The Institution of Mechanical Engineers (IMechE) has published a report summarising the key features of recent government initiatives which will impact engineering the education and skills systems in England. Most recently these have been the industrial strategy green paper and the budget supporting technical education. The purpose of the paper is to make recommendations based on an overview where interactions between initiatives could be improved.
The paper has a specific emphasis on further education, technician skills and Apprenticeships. Attention is also drawn to opportunities that have so far been missed, to increase the availability of engineering talent to meet industry needs.
The report identifies key issues such as the need for professional engineering institutions to use their unique position to uphold standards of personal competence as systems change. It finds that institutions’ work should be based on providing guidance for their members on skills and that they must adapt to offer standards for all Vocational Qualification levels as well as those that naturally fit the existing Engineering Technician (EngTech), Incorporated Engineer (IEng) and Chartered Engineer (CEng) grades of professional registration.

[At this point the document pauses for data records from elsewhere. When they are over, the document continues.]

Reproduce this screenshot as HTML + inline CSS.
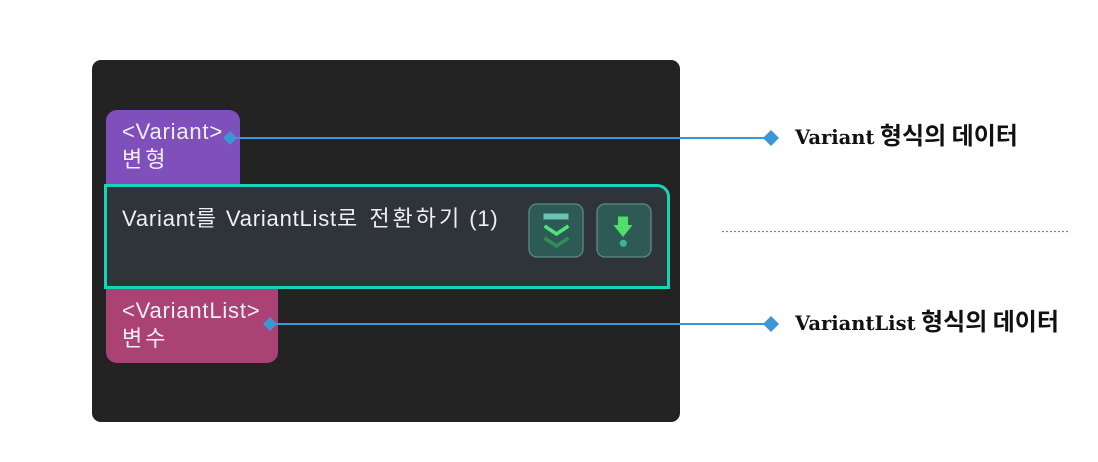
<!DOCTYPE html>
<html>
<head>
<meta charset="utf-8">
<style>
  html,body{margin:0;padding:0;background:#ffffff;}
  body{width:1098px;height:462px;position:relative;overflow:hidden;}
  .abs{position:absolute;}
  .panel{left:92px;top:60px;width:588px;height:362px;background:#232323;border-radius:9px;}
  .purple{left:106px;top:110px;width:134px;height:76px;background:#7f4fbb;border-radius:11px 11px 0 0;}
  .pink{left:106px;top:287px;width:172px;height:76px;background:#ab4274;border-radius:0 0 11px 11px;}
  .node{left:104px;top:184px;width:560px;height:99px;background:#2f3439;border:3px solid #17d4b4;border-radius:0 13px 0 0;}
  .t{font-family:"Liberation Sans","Noto Sans CJK KR",sans-serif;font-size:22px;color:#f1eef6;letter-spacing:0.8px;white-space:nowrap;line-height:28px;}
  .k{letter-spacing:3px;}
  .lbl{white-space:nowrap;color:#111;line-height:30px;}
  .lbl .s{font-family:"DejaVu Serif",serif;font-weight:bold;font-size:19.5px;}
  .lbl .h{font-family:"Noto Sans CJK KR","Liberation Sans",sans-serif;font-weight:bold;font-size:24px;}
  svg{position:absolute;left:0;top:0;}
</style>
</head>
<body>
  <div class="abs panel"></div>
  <div class="abs purple"></div>
  <div class="abs pink"></div>
  <div class="abs node"></div>

  <div class="abs t" style="left:122px;top:118px;">&lt;Variant&gt;<br><span class="k">변형</span></div>
  <div class="abs t" style="left:122px;top:205px;">Variant<span class="k">를</span> VariantList<span class="k">로 전환하기</span> (1)</div>
  <div class="abs t" style="left:122px;top:297px;">&lt;VariantList&gt;<br><span class="k">변수</span></div>

  <svg width="1098" height="462" viewBox="0 0 1098 462">
    <line x1="230" y1="138" x2="771" y2="138" stroke="#3d95d4" stroke-width="2"/>
    <line x1="270" y1="324" x2="771" y2="324" stroke="#3d95d4" stroke-width="2"/>
    <polygon points="230,131 237,138 230,145 223,138" fill="#3d95d4"/>
    <polygon points="771,130 779,138 771,146 763,138" fill="#3d95d4"/>
    <polygon points="270,317 277,324 270,331 263,324" fill="#3d95d4"/>
    <polygon points="771,316 779,324 771,332 763,324" fill="#3d95d4"/>
    <line x1="722" y1="231.5" x2="1069" y2="231.5" stroke="#858585" stroke-width="1.3" stroke-dasharray="2,2"/>

    <rect x="529" y="204" width="54" height="53" rx="8" fill="#2d5a55" stroke="#5f8a85" stroke-width="1.3"/>
    <rect x="543.5" y="213.5" width="25" height="6" fill="#6cc2b5"/>
    <polyline points="544.5,226 556.5,234 568.5,226" fill="none" stroke="#4fe274" stroke-width="3.5"/>
    <polyline points="544.5,238 556.5,246 568.5,238" fill="none" stroke="#2f8f56" stroke-width="3.5"/>

    <rect x="597" y="204" width="54" height="53" rx="8" fill="#2d5a55" stroke="#5f8a85" stroke-width="1.3"/>
    <rect x="618" y="216.5" width="10" height="9" fill="#4fe06a"/>
    <polygon points="613.5,225 632.5,225 623,237" fill="#4fe06a"/>
    <circle cx="623.3" cy="243.3" r="3.6" fill="#3ab49c"/>
  </svg>

  <div class="abs lbl" style="left:795px;top:119px;"><span class="s">Variant</span><span class="h"> 형식의 데이터</span></div>
  <div class="abs lbl" style="left:795px;top:305px;"><span class="s">VariantList</span><span class="h"> 형식의 데이터</span></div>
</body>
</html>
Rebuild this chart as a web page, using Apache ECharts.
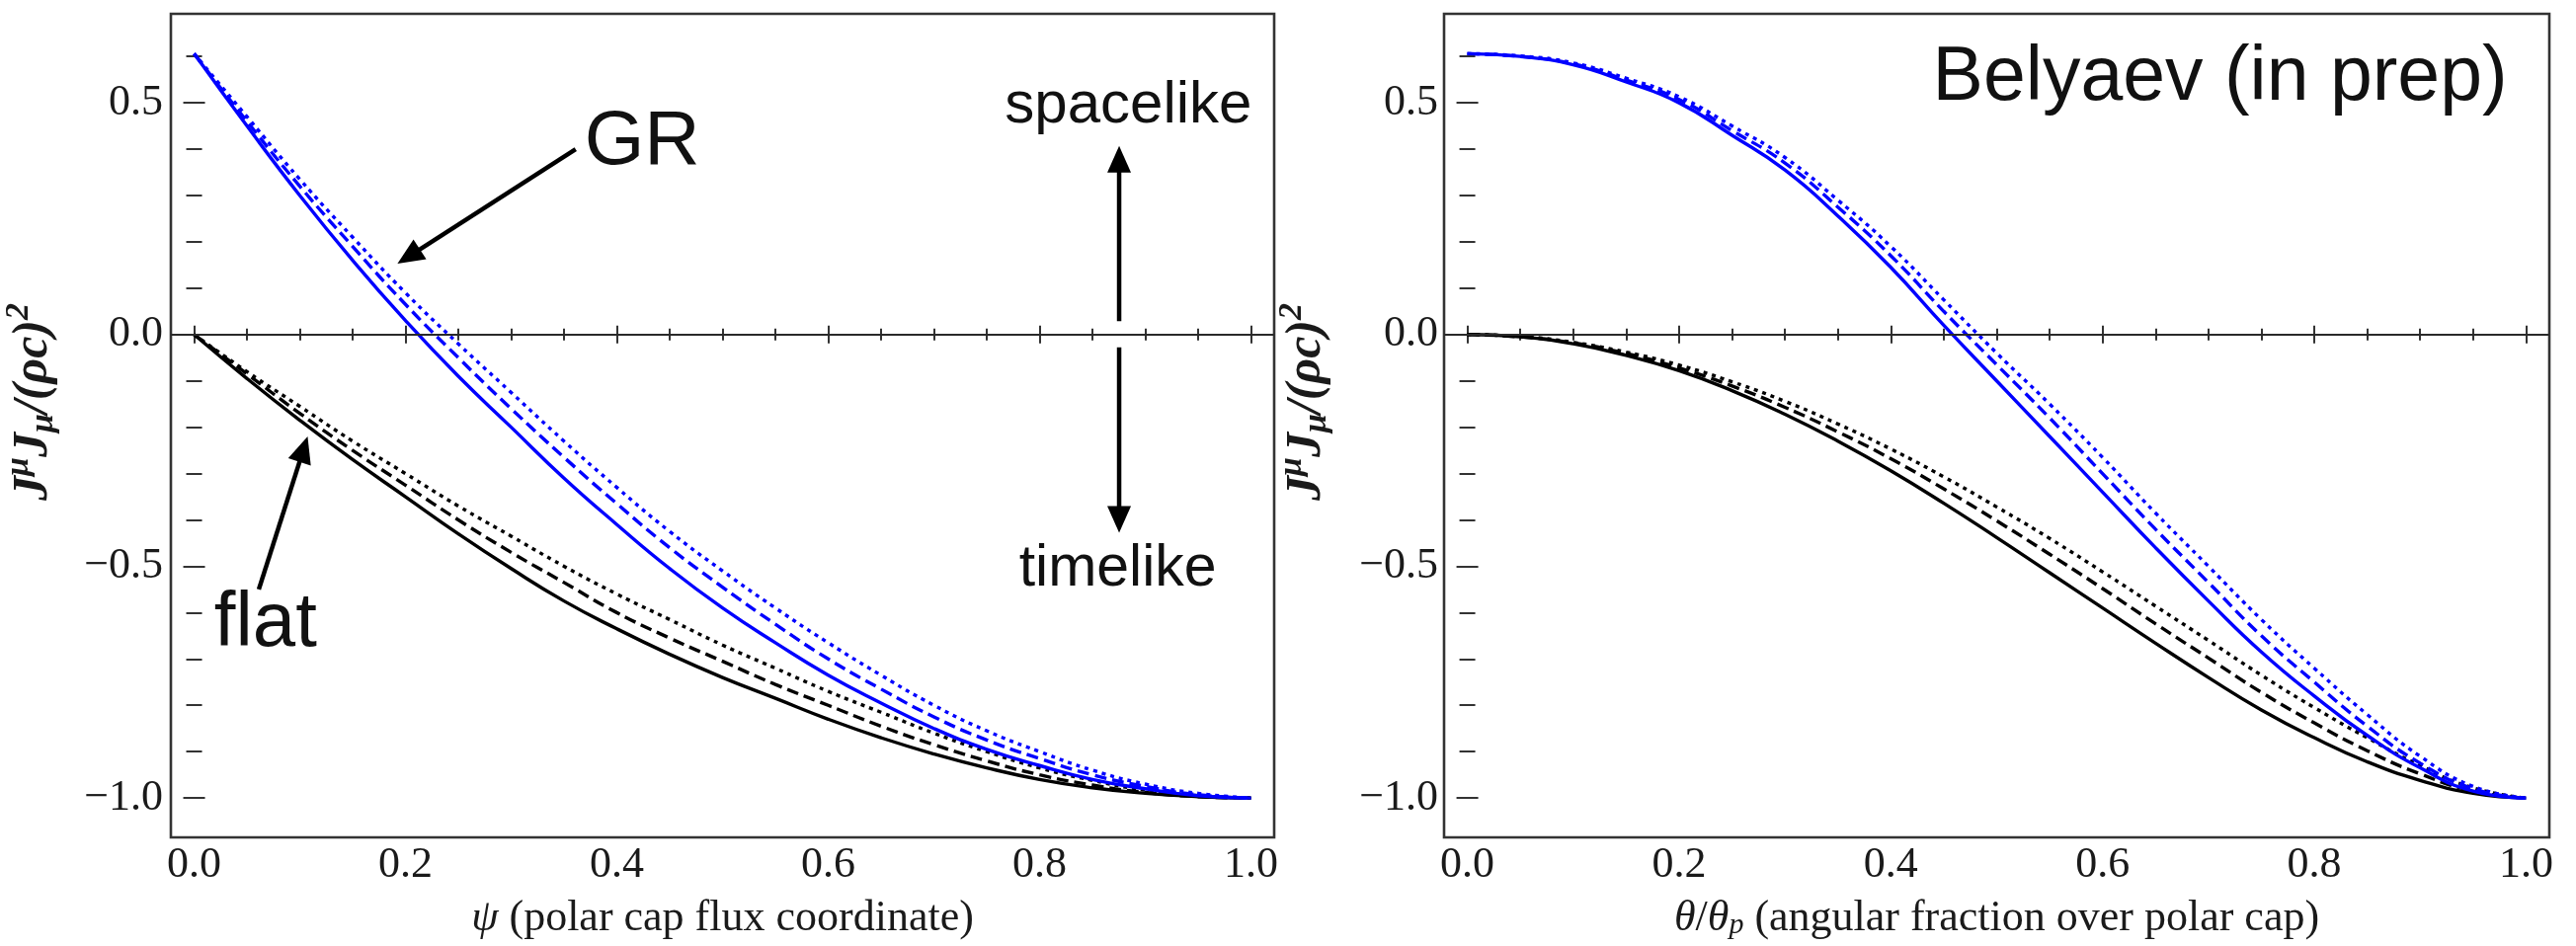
<!DOCTYPE html>
<html>
<head>
<meta charset="utf-8">
<script src="https://cdn.jsdelivr.net/npm/echarts@6/dist/echarts.min.js"></script>
<style>
  html, body { margin: 0; padding: 0; background: #ffffff; }
  #chart { width: 2608px; height: 958px; }
</style>
</head>
<body>
<div id="chart"></div>
<script>
// ---- sample abscissae (both panels use the same spacing) ----
const psiSamples   = [0, 0.05, 0.1, 0.15, 0.2, 0.25, 0.3, 0.35, 0.4, 0.45, 0.5, 0.55, 0.6, 0.65, 0.7, 0.75, 0.8, 0.85, 0.9, 0.95, 1.0];
const thetaSamples = [0, 0.05, 0.1, 0.15, 0.2, 0.25, 0.3, 0.35, 0.4, 0.45, 0.5, 0.55, 0.6, 0.65, 0.7, 0.75, 0.8, 0.85, 0.9, 0.95, 1.0];

// ---- left panel: J^mu J_mu/(rho c)^2 against psi ----
const flatSolidPsi  = [0, -0.095, -0.185, -0.27, -0.35, -0.43, -0.505, -0.575, -0.635, -0.69, -0.74, -0.785, -0.83, -0.87, -0.905, -0.935, -0.96, -0.978, -0.99, -0.997, -1.0];
const flatDashedPsi = [0, -0.085, -0.17, -0.25, -0.325, -0.4, -0.47, -0.535, -0.6, -0.655, -0.705, -0.755, -0.8, -0.845, -0.885, -0.92, -0.95, -0.972, -0.988, -0.997, -1.0];
const flatDottedPsi = [0, -0.08, -0.155, -0.23, -0.3, -0.37, -0.435, -0.5, -0.56, -0.615, -0.67, -0.72, -0.77, -0.815, -0.86, -0.9, -0.935, -0.962, -0.983, -0.995, -1.0];
const grSolidPsi    = [0.606, 0.45, 0.30, 0.16, 0.03, -0.09, -0.2, -0.31, -0.41, -0.505, -0.59, -0.665, -0.735, -0.795, -0.85, -0.895, -0.93, -0.96, -0.98, -0.995, -1.0];
const grDashedPsi   = [0.606, 0.46, 0.32, 0.19, 0.065, -0.05, -0.16, -0.265, -0.365, -0.46, -0.545, -0.625, -0.7, -0.765, -0.825, -0.875, -0.915, -0.95, -0.975, -0.993, -1.0];
const grDottedPsi   = [0.606, 0.47, 0.335, 0.21, 0.09, -0.02, -0.125, -0.23, -0.33, -0.425, -0.51, -0.59, -0.665, -0.735, -0.8, -0.855, -0.9, -0.94, -0.97, -0.99, -1.0];

// ---- right panel: same quantity against theta/theta_p ----
const flatSolidTheta  = [0, -0.005, -0.02, -0.045, -0.078, -0.121, -0.172, -0.23, -0.294, -0.364, -0.438, -0.514, -0.59, -0.666, -0.74, -0.81, -0.87, -0.922, -0.962, -0.99, -1.0];
const flatDashedTheta = [0, -0.005, -0.018, -0.041, -0.072, -0.111, -0.157, -0.21, -0.268, -0.333, -0.402, -0.474, -0.548, -0.624, -0.698, -0.772, -0.838, -0.898, -0.948, -0.985, -1.0];
const flatDottedTheta = [0, -0.004, -0.017, -0.038, -0.066, -0.102, -0.144, -0.193, -0.247, -0.307, -0.372, -0.44, -0.512, -0.586, -0.66, -0.735, -0.805, -0.87, -0.93, -0.978, -1.0];
const grSolidTheta    = [0.606, 0.60, 0.582, 0.545, 0.50, 0.43, 0.355, 0.256, 0.145, 0.02, -0.10, -0.22, -0.34, -0.46, -0.575, -0.685, -0.78, -0.865, -0.935, -0.985, -1.0];
const grDashedTheta   = [0.606, 0.60, 0.584, 0.549, 0.507, 0.44, 0.37, 0.275, 0.17, 0.05, -0.065, -0.18, -0.3, -0.42, -0.535, -0.65, -0.75, -0.845, -0.925, -0.98, -1.0];
const grDottedTheta   = [0.606, 0.601, 0.586, 0.553, 0.513, 0.45, 0.382, 0.29, 0.19, 0.075, -0.04, -0.15, -0.265, -0.385, -0.5, -0.615, -0.72, -0.82, -0.91, -0.975, -1.0];

// ---- axes ----
const xRange = [-0.022, 1.022];
const yRange = [-1.085, 0.692];
const xMajorTicks = [0, 0.2, 0.4, 0.6, 0.8, 1.0];
const xMinorTicks = [0, 0.05, 0.1, 0.15, 0.2, 0.25, 0.3, 0.35, 0.4, 0.45, 0.5, 0.55, 0.6, 0.65, 0.7, 0.75, 0.8, 0.85, 0.9, 0.95, 1.0];
const yMajorTicks = [-1.0, -0.5, 0, 0.5];
const yMinorTicks = [-1.0, -0.9, -0.8, -0.7, -0.6, -0.5, -0.4, -0.3, -0.2, -0.1, 0, 0.1, 0.2, 0.3, 0.4, 0.5, 0.6];

// ---- annotations (data units of the panel they sit in) ----
const annotationArrows = [
  { panel: 0, from: [0.361, 0.400],   to: [0.1924, 0.1527] },
  { panel: 0, from: [0.0612, -0.55],  to: [0.1074, -0.22] },
  { panel: 0, from: [0.8753, 0.0288], to: [0.8753, 0.407] },
  { panel: 0, from: [0.8753, -0.0277], to: [0.8753, -0.4277] }
];
const annotationTexts = [
  { panel: 0, text: 'GR',        at: [0.3693, 0.362],  align: 'left',   size: 78 },
  { panel: 0, text: 'flat',      at: [0.019, -0.678],  align: 'left',   size: 78 },
  { panel: 0, text: 'spacelike', at: [0.884, 0.454],   align: 'center', size: 60 },
  { panel: 0, text: 'timelike',  at: [0.874, -0.545],  align: 'center', size: 59 },
  { panel: 1, text: 'Belyaev (in prep)', at: [0.9825, 0.5016], align: 'right', size: 77 }
];

const SERIF = '"Liberation Serif", "Times New Roman", serif';
const SANS = '"Liberation Sans", Helvetica, Arial, sans-serif';
const FRAME = '#333333';
const BLUE = '#0000ff';
const BLACK = '#000000';
const DASHED = [12, 6];
const DOTTED = [4, 5];

const fmt = v => (v < 0 ? '\u2212' : '') + Math.abs(v).toFixed(1);
const tickStyle = { color: FRAME, width: 2 };

function xAxesFor(gridIndex, title, titleRich) {
  const base = {
    type: 'value', gridIndex, min: xRange[0], max: xRange[1],
    axisLine: { show: false }, splitLine: { show: false }
  };
  return [
    Object.assign({}, base, {
      position: 'bottom',
      axisTick: { show: true, inside: true, length: 9, customValues: xMajorTicks, lineStyle: tickStyle },
      axisLabel: { show: true, customValues: xMajorTicks, formatter: fmt, margin: 6,
                   fontFamily: SERIF, fontSize: 44, color: '#1a1a1a' },
      name: title, nameLocation: 'middle', nameGap: 60,
      nameTextStyle: { fontFamily: SERIF, fontSize: 44, color: '#1a1a1a', rich: titleRich }
    }),
    Object.assign({}, base, {
      position: 'bottom',
      axisTick: { show: true, inside: true, length: 6, customValues: xMinorTicks, lineStyle: tickStyle },
      axisLabel: { show: false }
    }),
    Object.assign({}, base, {
      position: 'top',
      axisTick: { show: true, inside: true, length: 9, customValues: xMajorTicks, lineStyle: tickStyle },
      axisLabel: { show: false }
    }),
    Object.assign({}, base, {
      position: 'top',
      axisTick: { show: true, inside: true, length: 6, customValues: xMinorTicks, lineStyle: tickStyle },
      axisLabel: { show: false }
    })
  ];
}

function yAxesFor(gridIndex, labelMargin) {
  const base = {
    type: 'value', gridIndex, min: yRange[0], max: yRange[1],
    axisLine: { show: false }, splitLine: { show: false }
  };
  return [
    Object.assign({}, base, {
      position: 'left',
      axisTick: { show: true, inside: true, length: 11, customValues: yMajorTicks, lineStyle: tickStyle },
      axisLabel: { show: true, customValues: yMajorTicks, formatter: fmt, margin: labelMargin,
                   fontFamily: SERIF, fontSize: 44, color: '#1a1a1a', padding: [0, 0, 12, 0] }
    }),
    Object.assign({}, base, {
      position: 'left',
      axisTick: { show: true, inside: true, length: 8, customValues: yMinorTicks, lineStyle: tickStyle },
      axisLabel: { show: false }
    }),
    Object.assign({}, base, {
      position: 'right',
      axisTick: { show: true, inside: true, length: 11, customValues: yMajorTicks, lineStyle: tickStyle },
      axisLabel: { show: false }
    }),
    Object.assign({}, base, {
      position: 'right',
      axisTick: { show: true, inside: true, length: 8, customValues: yMinorTicks, lineStyle: tickStyle },
      axisLabel: { show: false }
    })
  ];
}

const xTitleRich = {
  i:   { fontFamily: SERIF, fontStyle: 'italic', fontSize: 44, color: '#1a1a1a' },
  sub: { fontFamily: SERIF, fontStyle: 'italic', fontSize: 30, color: '#1a1a1a', verticalAlign: 'bottom', lineHeight: 30 }
};

// vertical quantity label J^mu J_mu/(rho c)^2, set beside each panel
const yTitleText = '{j|J}{sup|\u03bc}{j|J}{sub|\u03bc}{j|/(\u03c1c)}{sup|2}';
const yTitleRich = {
  j:   { fontFamily: SERIF, fontStyle: 'italic', fontWeight: 'bold', fontSize: 50, lineHeight: 64, verticalAlign: 'middle', fill: '#1a1a1a' },
  sup: { fontFamily: SERIF, fontStyle: 'italic', fontWeight: 'bold', fontSize: 34, lineHeight: 34, verticalAlign: 'top', fill: '#1a1a1a' },
  sub: { fontFamily: SERIF, fontStyle: 'italic', fontWeight: 'bold', fontSize: 34, lineHeight: 34, padding: [0, 0, 5, 0], verticalAlign: 'bottom', fill: '#1a1a1a' }
};

function curve(xs, ys, color, dash, axisIndex, z) {
  return {
    type: 'line',
    xAxisIndex: axisIndex, yAxisIndex: axisIndex,
    data: xs.map((x, i) => [x, ys[i]]),
    showSymbol: false, symbol: 'none',
    smooth: 0.5,
    lineStyle: { color, width: 3.4, type: dash, cap: 'butt' },
    silent: true, animation: false, z
  };
}

const zeroLine = {
  silent: true, symbol: ['none', 'none'], label: { show: false },
  lineStyle: { color: '#2a2a2a', width: 2, type: 'solid' },
  data: [{ yAxis: 0 }], animation: false
};

const series = [
  curve(psiSamples, flatSolidPsi,  BLACK, 'solid', 0, 3),
  curve(psiSamples, flatDashedPsi, BLACK, DASHED,  0, 3),
  curve(psiSamples, flatDottedPsi, BLACK, DOTTED,  0, 3),
  curve(psiSamples, grSolidPsi,    BLUE,  'solid', 0, 4),
  curve(psiSamples, grDashedPsi,   BLUE,  DASHED,  0, 4),
  curve(psiSamples, grDottedPsi,   BLUE,  DOTTED,  0, 4),
  curve(thetaSamples, flatSolidTheta,  BLACK, 'solid', 4, 3),
  curve(thetaSamples, flatDashedTheta, BLACK, DASHED,  4, 3),
  curve(thetaSamples, flatDottedTheta, BLACK, DOTTED,  4, 3),
  curve(thetaSamples, grSolidTheta,    BLUE,  'solid', 4, 4),
  curve(thetaSamples, grDashedTheta,   BLUE,  DASHED,  4, 4),
  curve(thetaSamples, grDottedTheta,   BLUE,  DOTTED,  4, 4)
];
series[0].markLine = zeroLine;
series[6].markLine = zeroLine;

const option = {
  animation: false,
  backgroundColor: '#ffffff',
  grid: [
    { left: 173, top: 14, width: 1117, height: 834, show: true, borderColor: FRAME, borderWidth: 2.6, backgroundColor: 'transparent' },
    { left: 1462, top: 14, width: 1119, height: 834, show: true, borderColor: FRAME, borderWidth: 2.6, backgroundColor: 'transparent' }
  ],
  xAxis: [].concat(
    xAxesFor(0, '{i|\u03c8} (polar cap flux coordinate)', xTitleRich),
    xAxesFor(1, '{i|\u03b8}/{i|\u03b8}{sub|p} (angular fraction over polar cap)', xTitleRich)
  ),
  yAxis: [].concat(yAxesFor(0, 8), yAxesFor(1, 6)),
  series
};

const chart = echarts.init(document.getElementById('chart'), null, { renderer: 'canvas' });
chart.setOption(option);

// ---- arrows, text labels and the vertical quantity labels ----
function toPx(panel, pt) {
  return chart.convertToPixel({ seriesIndex: panel * 6 }, pt);
}
function arrowGraphics(a) {
  const p0 = toPx(a.panel, a.from);
  const p1 = toPx(a.panel, a.to);
  const dx = p1[0] - p0[0], dy = p1[1] - p0[1];
  const len = Math.hypot(dx, dy);
  const ux = dx / len, uy = dy / len;
  const headLen = 27, headHalf = 12;
  const bx = p1[0] - ux * headLen, by = p1[1] - uy * headLen;
  return [
    { type: 'line', z: 100, silent: true,
      shape: { x1: p0[0], y1: p0[1], x2: bx + ux * 2, y2: by + uy * 2 },
      style: { stroke: '#000', lineWidth: 4.5 } },
    { type: 'polygon', z: 100, silent: true,
      shape: { points: [[p1[0], p1[1]], [bx - uy * headHalf, by + ux * headHalf], [bx + uy * headHalf, by - ux * headHalf]] },
      style: { fill: '#000' } }
  ];
}
const graphics = [];
annotationArrows.forEach(a => graphics.push(...arrowGraphics(a)));
annotationTexts.forEach(t => {
  const p = toPx(t.panel, t.at);
  graphics.push({
    type: 'text', z: 100, silent: true,
    x: p[0], y: p[1] - 0.31 * t.size,
    style: { text: t.text, font: 'normal ' + t.size + 'px ' + SANS, fill: '#111', align: t.align, verticalAlign: 'middle' }
  });
});
[0, 1].forEach(panel => {
  const rect = chart.getModel().getComponent('grid', panel).coordinateSystem.getRect();
  graphics.push({
    type: 'text', z: 100, silent: true,
    x: rect.x - 139, y: rect.y + rect.height / 2 - 24,
    rotation: Math.PI / 2,
    style: { text: yTitleText, rich: yTitleRich, align: 'center', verticalAlign: 'middle', fill: '#1a1a1a' }
  });
});
chart.setOption({ graphic: graphics });
</script>
</body>
</html>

The paper finds that Apprenticeships need to focus not only on quality but also on perceptions and awareness. IMechE highlights that the Apprenticeship levy will bring a boost in resources but must also drive change in behaviour. It cites the use of UCAS to promote degree apprenticeships alongside other degree course as an excellent example of progress.
According to the paper incentives are needed to encourage more STEM graduates into teaching in schools, while in further education, the assessment of how colleges train and maintain the professional learning of their lecturers needs to be an explicit and a critical part of Ofsted inspections.